▶ **AIM**
Nothing but the lines from the top of the data to the line holding "xticks = [0, 5, 10, 15, 20, 25, 30, 35]" should be printed, word for word and both ends included; leave the pictures out.

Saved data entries
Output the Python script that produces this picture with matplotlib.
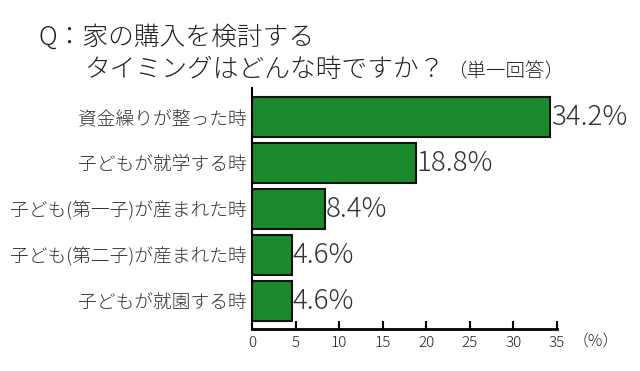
import matplotlib
matplotlib.use("Agg")
import matplotlib.pyplot as plt

plt.rcParams['font.family'] = ['Noto Sans CJK JP', 'DejaVu Sans']
plt.rcParams['font.weight'] = 'light'

# answers, top to bottom
labels = ['資金繰りが整った時', '子どもが就学する時', '子ども(第一子)が産まれた時',
          '子ども(第二子)が産まれた時', '子どもが就園する時']
values = [34.2, 18.8, 8.4, 4.6, 4.6]
xticks = [0, 5, 10, 15, 20, 25, 30, 35]

fig = plt.figure(figsize=(6.4, 3.71), dpi=100)
ax = fig.add_axes([252 / 640, 1 - 329 / 371, (557 - 252) / 640, (329 - 88) / 371])

ypos = list(range(len(values)))
ax.barh(ypos, values, height=0.88, color='#1b8a2c', edgecolor='#111111', linewidth=1.5)
for y, v in zip(ypos, values):
    ax.text(v + 0.1, y, f'{v}%', va='center', ha='left', fontsize=20, color='#333333')

ax.set_yticks(ypos)
ax.set_yticklabels(labels, fontsize=13.5, color='#333333')
ax.tick_params(axis='y', length=0, pad=4)
ax.set_ylim(4.61, -0.63)

ax.set_xlim(0, 35)
ax.set_xticks(xticks)
ax.set_xticklabels([str(t) for t in xticks], fontsize=11, color='#222222')
ax.tick_params(axis='x', direction='in', length=6, width=1.5, pad=5)

for s in ['top', 'right']:
    ax.spines[s].set_visible(False)
ax.spines['bottom'].set_linewidth(2)
ax.spines['left'].set_linewidth(1.5)

fig.text(573 / 640, 1 - 342 / 371, '（%）', fontsize=11.5, va='center', ha='left', color='#222222')

# title
fig.text(38 / 640, 1 - 37 / 371, 'Q：家の購入を検討する', fontsize=18.5, va='center', ha='left', color='#222222')
fig.text(84 / 640, 1 - 70 / 371, 'タイミングはどんな時ですか？', fontsize=18.5, va='center', ha='left', color='#222222')
fig.text(447 / 640, 1 - 72 / 371, '（単一回答）', fontsize=14, va='center', ha='left', color='#222222')

fig.savefig('out.png', dpi=100)
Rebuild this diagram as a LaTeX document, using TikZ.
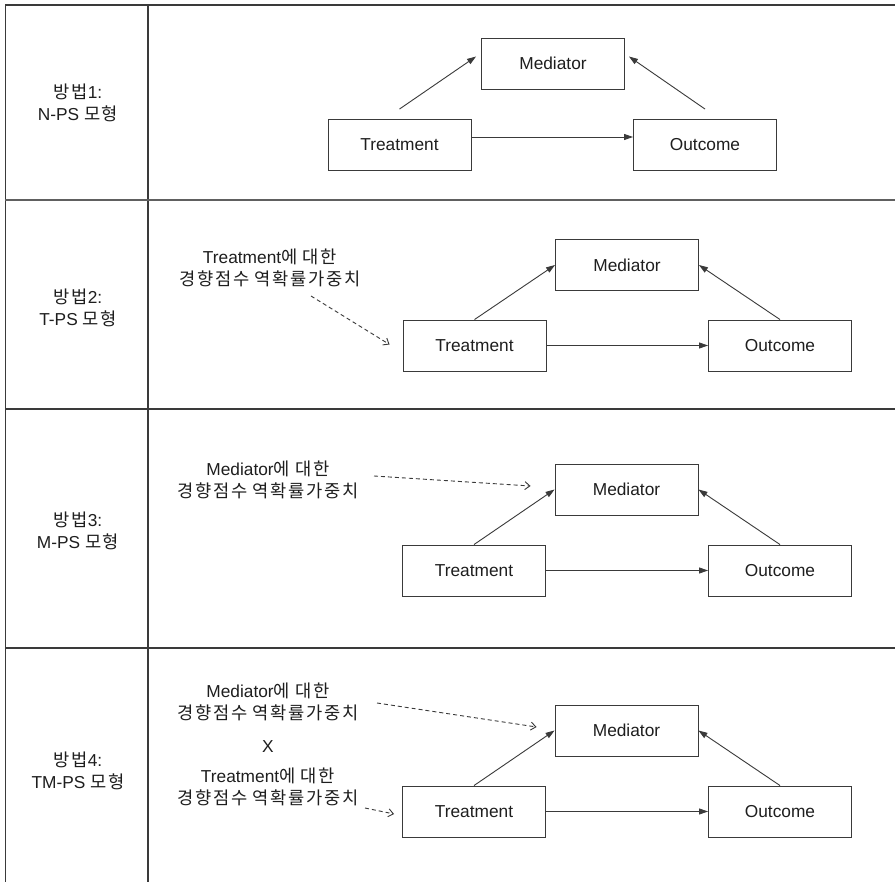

▶ **SOLUTION TO THIS EXERCISE**
Output the Python script that produces this picture with matplotlib.
import matplotlib
matplotlib.use("Agg")
import matplotlib.pyplot as plt

plt.rcParams['font.family'] = ['Noto Sans CJK JP', 'DejaVu Sans']
plt.rcParams['font.weight'] = 'light'

# answers, top to bottom
labels = ['資金繰りが整った時', '子どもが就学する時', '子ども(第一子)が産まれた時',
          '子ども(第二子)が産まれた時', '子どもが就園する時']
values = [34.2, 18.8, 8.4, 4.6, 4.6]
xticks = [0, 5, 10, 15, 20, 25, 30, 35]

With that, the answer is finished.